Trump, por cierto, también había hablado con algunos líderes mundiales. “Me reuní con Bibi Netanyahu,” explicó: “No parece una persona muy feliz”.
Sería un error afirmar que Trump no dio algunas buenas respuestas en este primer debate. Expresó el descontento popular con la pérdida de trabajos en el sector manufacturero y con los políticos. Reconoció que todos los sospechosos de terrorismo que figuran en la lista de viajeros a los que se prohíbe subirse a un avión no deberían poder comprar armas y recordó a los electores que su rival ha descrito a algunos delincuentes como “súper-depredadores”.
Sin embargo, fue entonces cuando surgió el fastidioso tema de la obsesión de Trump con el lugar de nacimiento del presidente Barack Obama. Lo cierto es que la Casa Blanca hizo pública la partida de nacimiento de Obama hace mucho tiempo. Y Trump perdió el hilo argumental. También perdió a su audiencia.
Clinton presentó lo que ella llama “esa gran mentira racista en torno al lugar de nacimiento” como un patrón de comportamiento que se remonta a los inicios de Trump en el sector de la construcción. El empresario fue demandado por discriminación racial. Trump contraatacó indicando que Hillary es la culpable de que la partida de nacimiento de Obama haya generado polémica y explicó que muchos promotores inmobiliarios fueron demandados por discriminación. Alardeó del complejo que construyó en Palm Beach, en el estado de Florida, y explicó que ese complejo demuestra que no tiene prejuicios raciales. “Fundé un club y todos me felicitaron”, dijo. “No he discriminado a afroamericanos, musulmanes, a nadie”.
Los medios de comunicación han informado de que Trump no se reunió con sus asesores para preparar el debate. Todo parece indicar que se limitó a repasar su perfil en LinkedIn.

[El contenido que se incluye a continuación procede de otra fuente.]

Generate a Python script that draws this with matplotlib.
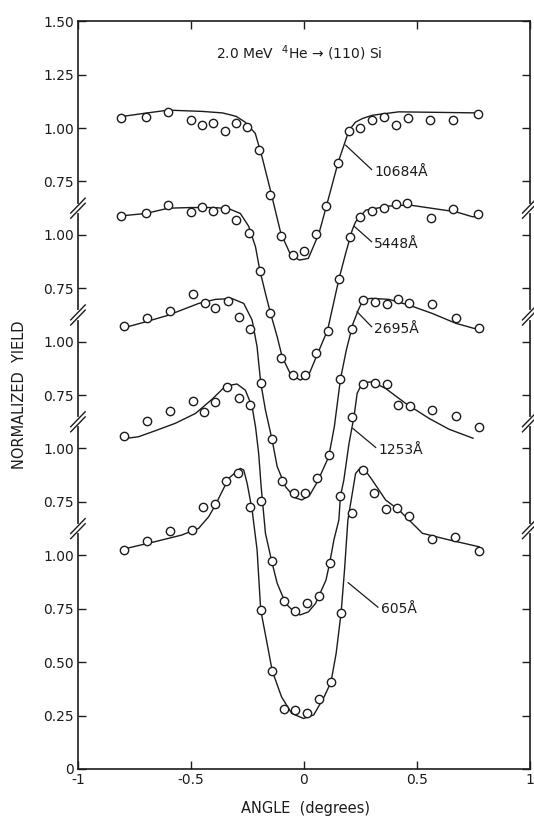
import matplotlib.pyplot as plt
from matplotlib.transforms import blended_transform_factory

# thicknesses, top to bottom
labels = ["10684Å", "5448Å", "2695Å", "1253Å", "605Å"]

# measured points: angle (degrees), normalized yield
x_10684 = [-0.81, -0.70, -0.60, -0.50, -0.45, -0.40, -0.35, -0.30, -0.25, -0.20, -0.15, -0.10, -0.05,
           0.00, 0.055, 0.10, 0.15, 0.20, 0.25, 0.30, 0.355, 0.41, 0.46, 0.56, 0.66, 0.77]
y_10684 = [1.045, 1.050, 1.076, 1.040, 1.014, 1.022, 0.987, 1.022, 1.006, 0.897, 0.685, 0.494, 0.408,
           0.425, 0.502, 0.635, 0.837, 0.987, 1.002, 1.037, 1.052, 1.014, 1.045, 1.040, 1.040, 1.065]

x_5448 = [-0.81, -0.70, -0.60, -0.50, -0.45, -0.40, -0.35, -0.30, -0.245, -0.195, -0.148, -0.10, -0.046,
          0.004, 0.055, 0.105, 0.155, 0.205, 0.25, 0.303, 0.356, 0.407, 0.456, 0.562, 0.662, 0.77]
y_5448 = [1.088, 1.103, 1.139, 1.108, 1.131, 1.113, 1.119, 1.072, 1.011, 0.830, 0.635, 0.425, 0.344,
          0.344, 0.448, 0.551, 0.792, 0.991, 1.083, 1.110, 1.124, 1.145, 1.151, 1.078, 1.122, 1.100]

x_2695 = [-0.795, -0.695, -0.594, -0.492, -0.439, -0.392, -0.337, -0.288, -0.239, -0.191, -0.141, -0.096, -0.045,
          0.004, 0.060, 0.110, 0.162, 0.214, 0.264, 0.314, 0.366, 0.416, 0.467, 0.569, 0.673, 0.775]
y_2695 = [1.073, 1.112, 1.145, 1.223, 1.182, 1.160, 1.191, 1.117, 1.058, 0.808, 0.543, 0.349, 0.290,
          0.290, 0.360, 0.469, 0.826, 1.058, 1.193, 1.187, 1.176, 1.198, 1.180, 1.176, 1.109, 1.062]

x_1253 = [-0.795, -0.695, -0.594, -0.492, -0.443, -0.392, -0.340, -0.288, -0.239, -0.191, -0.143, -0.089, -0.039,
          0.014, 0.067, 0.114, 0.162, 0.214, 0.263, 0.314, 0.366, 0.418, 0.468, 0.569, 0.673, 0.774]
y_1253 = [1.058, 1.128, 1.177, 1.224, 1.172, 1.219, 1.286, 1.235, 1.203, 0.754, 0.475, 0.288, 0.241,
          0.275, 0.310, 0.462, 0.777, 1.149, 1.300, 1.305, 1.300, 1.203, 1.200, 1.180, 1.153, 1.102]

x_605 = [-0.795, -0.695, -0.594, -0.495, -0.445, -0.394, -0.345, -0.292, -0.240, -0.191, -0.140, -0.087, -0.039,
         0.014, 0.067, 0.120, 0.165, 0.214, 0.262, 0.310, 0.364, 0.414, 0.467, 0.568, 0.671, 0.775]
y_605 = [1.025, 1.067, 1.114, 1.120, 1.225, 1.240, 1.347, 1.387, 1.228, 0.744, 0.459, 0.281, 0.276,
         0.263, 0.328, 0.406, 0.731, 1.198, 1.399, 1.290, 1.215, 1.220, 1.184, 1.074, 1.084, 1.021]

# calculated curves
cx_10684 = [-0.80, -0.70, -0.60, -0.45, -0.36, -0.30, -0.26, -0.215, -0.185, -0.148, -0.102, -0.06, -0.02,
            0.02, 0.067, 0.10, 0.152, 0.20, 0.229, 0.26, 0.303, 0.42, 0.77]
cy_10684 = [1.055, 1.070, 1.084, 1.078, 1.071, 1.055, 1.028, 0.975, 0.865, 0.709, 0.508, 0.410, 0.382,
            0.390, 0.507, 0.635, 0.840, 0.990, 1.028, 1.045, 1.060, 1.076, 1.071]

cx_5448 = [-0.80, -0.70, -0.60, -0.50, -0.40, -0.333, -0.281, -0.244, -0.214, -0.195, -0.170, -0.148, -0.118,
           -0.096, -0.06, -0.016, 0.02, 0.055, 0.105, 0.155, 0.185, 0.214, 0.229, 0.274, 0.377, 0.466, 0.673,
           0.746, 0.77]
cy_5448 = [1.090, 1.100, 1.125, 1.128, 1.128, 1.123, 1.100, 1.040, 0.944, 0.835, 0.726, 0.635, 0.523,
           0.429, 0.350, 0.320, 0.340, 0.429, 0.554, 0.792, 0.913, 1.022, 1.061, 1.116, 1.135, 1.140, 1.108,
           1.085, 1.085]

cx_2695 = [-0.79, -0.70, -0.60, -0.466, -0.392, -0.318, -0.266, -0.229, -0.207, -0.191, -0.170, -0.141, -0.118,
           -0.081, -0.04, -0.009, 0.025, 0.060, 0.110, 0.135, 0.162, 0.188, 0.218, 0.241, 0.263, 0.30, 0.377,
           0.466, 0.569, 0.673, 0.754, 0.79]
cy_2695 = [1.067, 1.093, 1.124, 1.179, 1.198, 1.202, 1.179, 1.101, 0.976, 0.808, 0.680, 0.543, 0.415,
           0.321, 0.270, 0.259, 0.280, 0.344, 0.461, 0.602, 0.824, 0.961, 1.086, 1.148, 1.198, 1.203, 1.198,
           1.171, 1.132, 1.086, 1.062, 1.060]

cx_1253 = [-0.79, -0.732, -0.658, -0.569, -0.480, -0.407, -0.347, -0.296, -0.259, -0.229, -0.214, -0.200, -0.189,
           -0.170, -0.143, -0.118, -0.081, -0.04, -0.016, 0.02, 0.052, 0.098, 0.114, 0.133, 0.155, 0.162, 0.177,
           0.200, 0.222, 0.236, 0.259, 0.303, 0.362, 0.451, 0.554, 0.643, 0.749]
cy_1253 = [1.047, 1.055, 1.083, 1.118, 1.164, 1.230, 1.292, 1.302, 1.273, 1.195, 1.102, 0.977, 0.821,
           0.603, 0.475, 0.369, 0.275, 0.232, 0.221, 0.235, 0.275, 0.384, 0.462, 0.572, 0.665, 0.777, 0.852,
           1.024, 1.149, 1.258, 1.308, 1.312, 1.281, 1.211, 1.141, 1.090, 1.048]

cx_605 = [-0.795, -0.658, -0.540, -0.466, -0.421, -0.392, -0.333, -0.281, -0.266, -0.251, -0.229, -0.207, -0.191,
          -0.165, -0.140, -0.099, -0.054, -0.001, 0.044, 0.090, 0.120, 0.143, 0.165, 0.180, 0.195, 0.229, 0.251,
          0.266, 0.303, 0.362, 0.421, 0.525, 0.643, 0.776]
cy_605 = [1.030, 1.064, 1.095, 1.126, 1.181, 1.235, 1.360, 1.407, 1.399, 1.337, 1.212, 1.025, 0.744,
          0.600, 0.459, 0.338, 0.260, 0.236, 0.253, 0.338, 0.406, 0.541, 0.731, 0.931, 1.165, 1.383, 1.411,
          1.406, 1.352, 1.259, 1.212, 1.103, 1.072, 1.040]

points_x = [x_10684, x_5448, x_2695, x_1253, x_605]
points_y = [y_10684, y_5448, y_2695, y_1253, y_605]
curve_x = [cx_10684, cx_5448, cx_2695, cx_1253, cx_605]
curve_y = [cy_10684, cy_5448, cy_2695, cy_1253, cy_605]

# stacking: each curve raised by this amount on the broken axis
shift = [2.0, 1.5, 1.0, 0.5, 0.0]

ytick_pos = [0.25 * i for i in range(15)]
ytick_lab = ["0", "0.25", "0.50", "0.75", "1.00", "0.75", "1.00", "0.75", "1.00",
             "0.75", "1.00", "0.75", "1.00", "1.25", "1.50"]
breaks = [1.125, 1.625, 2.125, 2.625]

# label pointers: (x0, y0, x1, y1) in plot units, text placed at end
pointers = [(0.185, 2.920, 0.300, 2.806),
            (0.222, 2.541, 0.300, 2.468),
            (0.236, 2.140, 0.300, 2.070),
            (0.217, 1.594, 0.318, 1.505),
            (0.196, 0.872, 0.328, 0.757)]

ink = "#1c1c1c"

fig = plt.figure(figsize=(5.34, 8.18), dpi=100)
ax = fig.add_axes([0.146, 0.060, 0.846, 0.914])

for cx, cy, px, py, s in zip(curve_x, curve_y, points_x, points_y, shift):
    ax.plot(cx, [v + s for v in cy], color=ink, lw=1.0, zorder=2)
    ax.plot(px, [v + s for v in py], 'o', ms=6, mfc='white', mec=ink, mew=1.0, zorder=3)

for lab, (x0, y0, x1, y1) in zip(labels, pointers):
    ax.plot([x0, x1], [y0, y1], color=ink, lw=0.9, zorder=2)
    ax.text(x1 + 0.012, y1 - 0.01, lab, fontsize=10, color=ink, ha='left', va='center')

ax.text(-0.02, 3.35, "2.0 MeV  $^4$He → (110) Si", fontsize=10, color=ink, ha='center', va='center')

ax.set_xlim(-1, 1)
ax.set_ylim(0, 3.5)
ax.set_xticks([-1, -0.5, 0, 0.5, 1])
ax.set_xticklabels(["-1", "-0.5", "0", "0.5", "1"])
ax.set_yticks(ytick_pos)
ax.set_yticklabels(ytick_lab)
ax.tick_params(direction='in', length=6, width=1.0, top=True, right=True,
               labelsize=10, labelcolor=ink, color=ink, pad=3)
for sp in ax.spines.values():
    sp.set_color(ink)
    sp.set_linewidth(1.2)

# axis break marks on both side spines
trans = blended_transform_factory(ax.transAxes, ax.transData)
for b in breaks:
    for xs in (0.0, 1.0):
        ax.plot([xs, xs], [b - 0.012, b + 0.012], color='white', lw=3, transform=trans,
                clip_on=False, zorder=4)
        for d in (-0.012, 0.012):
            ax.plot([xs - 0.016, xs + 0.016], [b + d - 0.035, b + d + 0.035], color=ink, lw=1.0,
                    transform=trans, clip_on=False, zorder=5)

fig.text(0.0365, 0.060 + 0.914 * 0.5, "NORMALIZED  YIELD", rotation=90, fontsize=10.5,
         color=ink, ha='center', va='center')
fig.text(0.146 + 0.846 * 0.503, 818 and (818 - 808) / 818, "ANGLE  (degrees)", fontsize=10.5,
         color=ink, ha='center', va='center')

fig.savefig("out.png", dpi=100)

No se trataba de un debate cualquiera. Eso era evidente desde el principio, cuando la cámara mostró a los célebres familiares y amigos de los candidatos: Bill Clinton, Ivanka Trump, Mark Cuban y Vernon Jordan. A diferencia de lo que suele ocurrir en los debates presidenciales, que se ciñen a un guión, el público gritó y los animó, los aplaudió y abucheó.
Si esta fuera una campaña normal, todos los elementos racionales nos llevarían a afirmar que Hillary Clinton derrotó a Donald Trump en este primer debate. Había hecho los deberes, se sabía la información y las citas que debía pronunciar. En cambio, Trump solo se sabía las cifras de su flujo de caja y de su ratio de deuda. Clinton controló el ritmo del debate; Trump prácticamente no podía controlar su mal genio. Clinton explicó que quería estar al mando del país, Trump solo dijo que Clinton no tenía la resistencia necesaria para ser la presidenta de Estados Unidos.

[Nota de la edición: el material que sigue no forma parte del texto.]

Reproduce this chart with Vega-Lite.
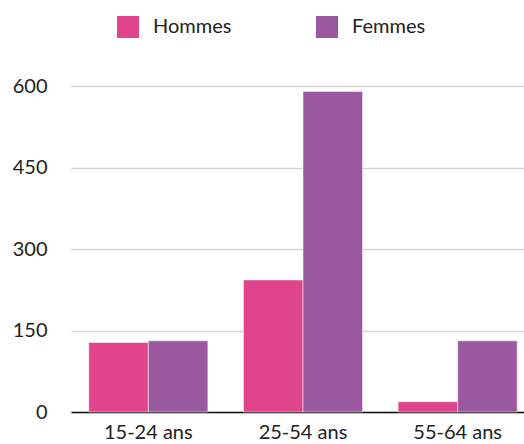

Sin embargo, la pregunta del millón es si la mayoría de las personas que votarán en noviembre lo harán de forma racional.
En estas elecciones, los estadounidenses más racionales podrían quedarse en sus casas, desencantados con el espectáculo que han ofrecido dos políticos de cierta edad que discuten por correos electrónicos y declaraciones fiscales. Si Trump está en lo cierto, los votantes están fuera de sus casillas y quieren un cambio. En este caso, han encontrado a un candidato que está tan fuera de sus casillas como ellos.